Dataset:
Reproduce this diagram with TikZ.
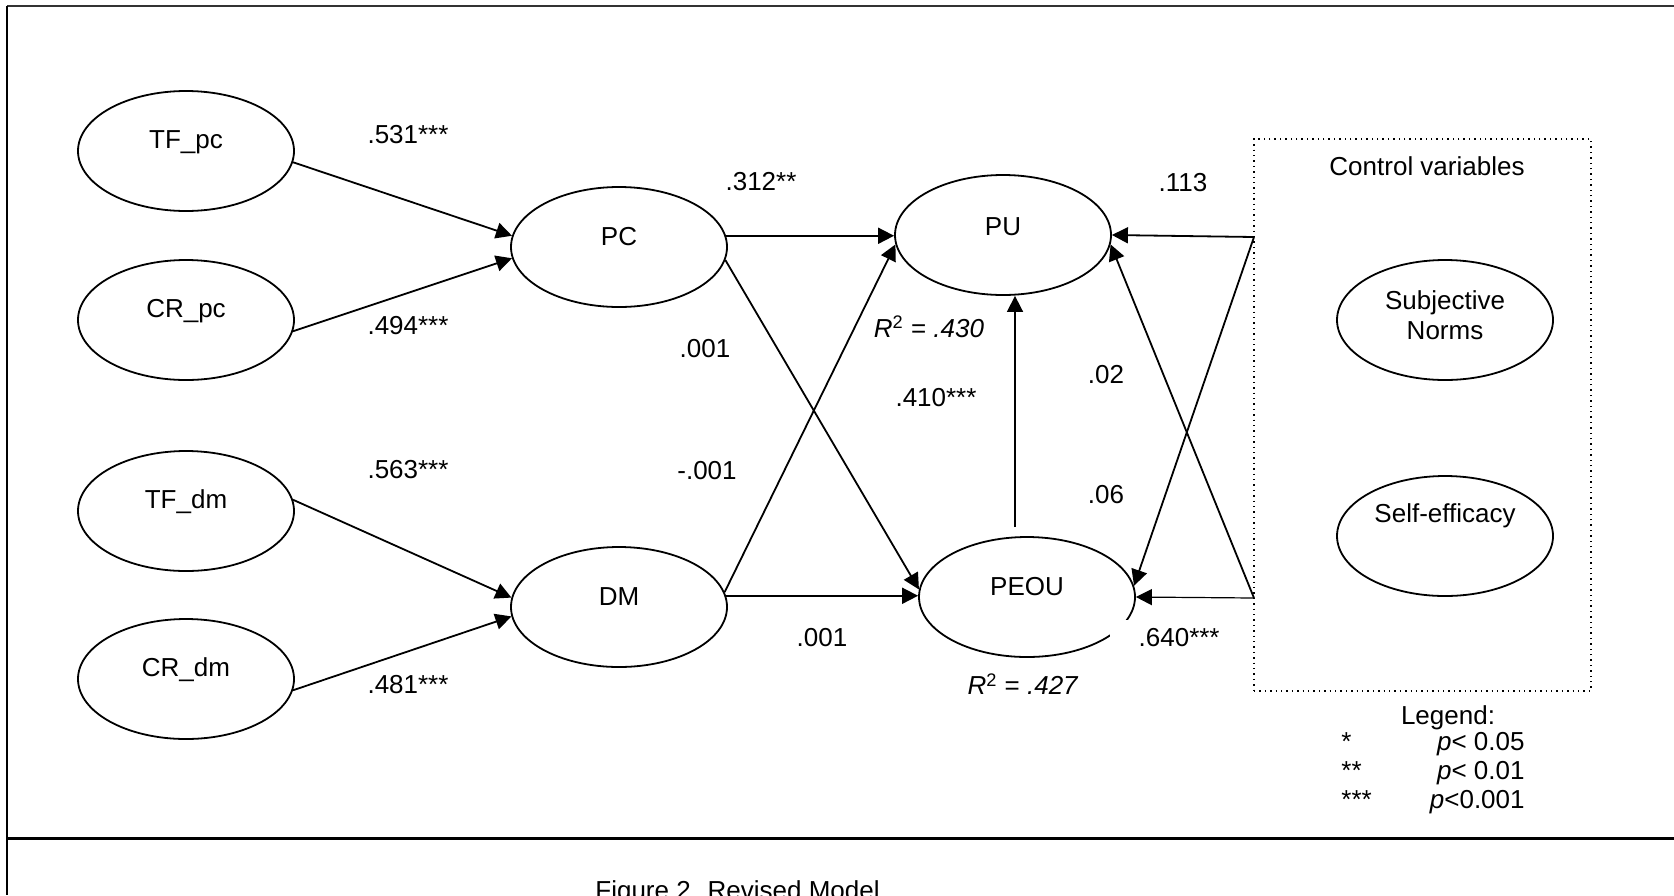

--

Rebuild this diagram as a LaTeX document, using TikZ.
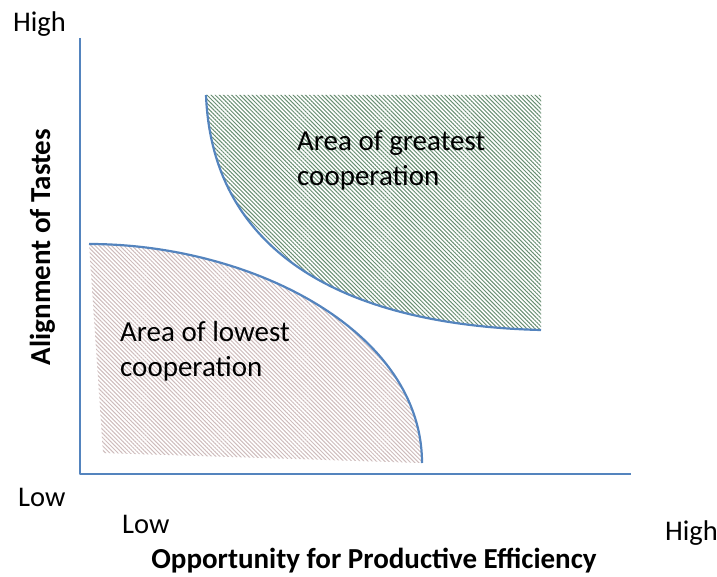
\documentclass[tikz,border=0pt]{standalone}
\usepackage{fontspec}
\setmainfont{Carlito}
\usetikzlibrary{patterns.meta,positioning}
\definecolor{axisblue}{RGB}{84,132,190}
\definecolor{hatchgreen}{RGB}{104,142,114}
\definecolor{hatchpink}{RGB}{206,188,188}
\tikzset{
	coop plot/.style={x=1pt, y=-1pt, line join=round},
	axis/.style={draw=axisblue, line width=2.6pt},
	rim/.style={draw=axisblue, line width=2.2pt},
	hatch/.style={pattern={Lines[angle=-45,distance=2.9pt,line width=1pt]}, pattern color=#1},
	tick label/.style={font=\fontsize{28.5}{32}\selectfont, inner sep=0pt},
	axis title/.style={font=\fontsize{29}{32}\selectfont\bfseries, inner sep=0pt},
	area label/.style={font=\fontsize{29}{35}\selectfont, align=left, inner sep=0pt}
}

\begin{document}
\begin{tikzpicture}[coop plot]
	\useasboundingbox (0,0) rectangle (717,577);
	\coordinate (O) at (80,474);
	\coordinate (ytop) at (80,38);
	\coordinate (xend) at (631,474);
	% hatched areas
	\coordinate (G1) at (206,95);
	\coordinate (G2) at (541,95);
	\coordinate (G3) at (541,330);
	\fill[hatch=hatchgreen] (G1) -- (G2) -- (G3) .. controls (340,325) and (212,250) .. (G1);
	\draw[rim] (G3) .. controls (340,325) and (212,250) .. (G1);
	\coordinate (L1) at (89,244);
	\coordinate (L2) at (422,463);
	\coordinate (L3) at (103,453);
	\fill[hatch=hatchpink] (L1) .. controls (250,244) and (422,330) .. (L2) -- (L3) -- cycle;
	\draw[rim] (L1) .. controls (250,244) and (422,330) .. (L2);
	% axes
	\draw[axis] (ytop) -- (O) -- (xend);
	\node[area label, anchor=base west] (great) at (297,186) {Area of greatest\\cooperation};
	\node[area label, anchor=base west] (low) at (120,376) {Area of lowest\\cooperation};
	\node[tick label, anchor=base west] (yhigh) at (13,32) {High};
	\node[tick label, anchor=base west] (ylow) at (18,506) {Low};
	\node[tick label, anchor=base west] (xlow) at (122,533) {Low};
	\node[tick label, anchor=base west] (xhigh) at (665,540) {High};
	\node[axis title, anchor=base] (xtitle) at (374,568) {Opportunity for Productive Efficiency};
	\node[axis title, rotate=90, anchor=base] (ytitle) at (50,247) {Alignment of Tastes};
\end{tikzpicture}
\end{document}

--

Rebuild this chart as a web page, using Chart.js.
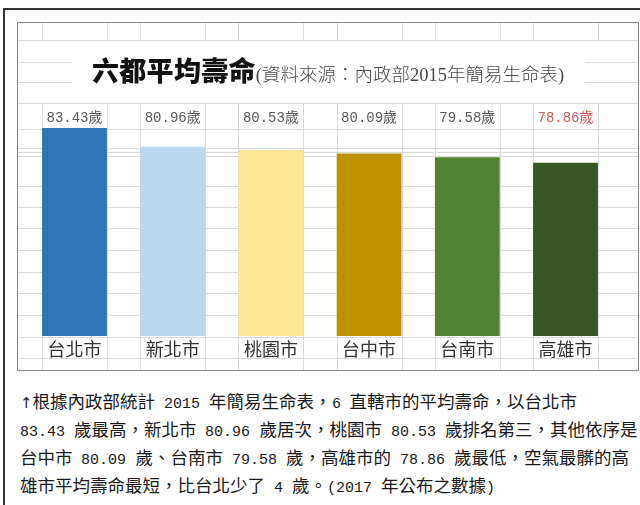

To do: From the listing above, return each line with the word "Rebuild".

Answer to this problem:
Rebuild this diagram as a LaTeX document, using TikZ.
Rebuild this chart as a web page, using Chart.js.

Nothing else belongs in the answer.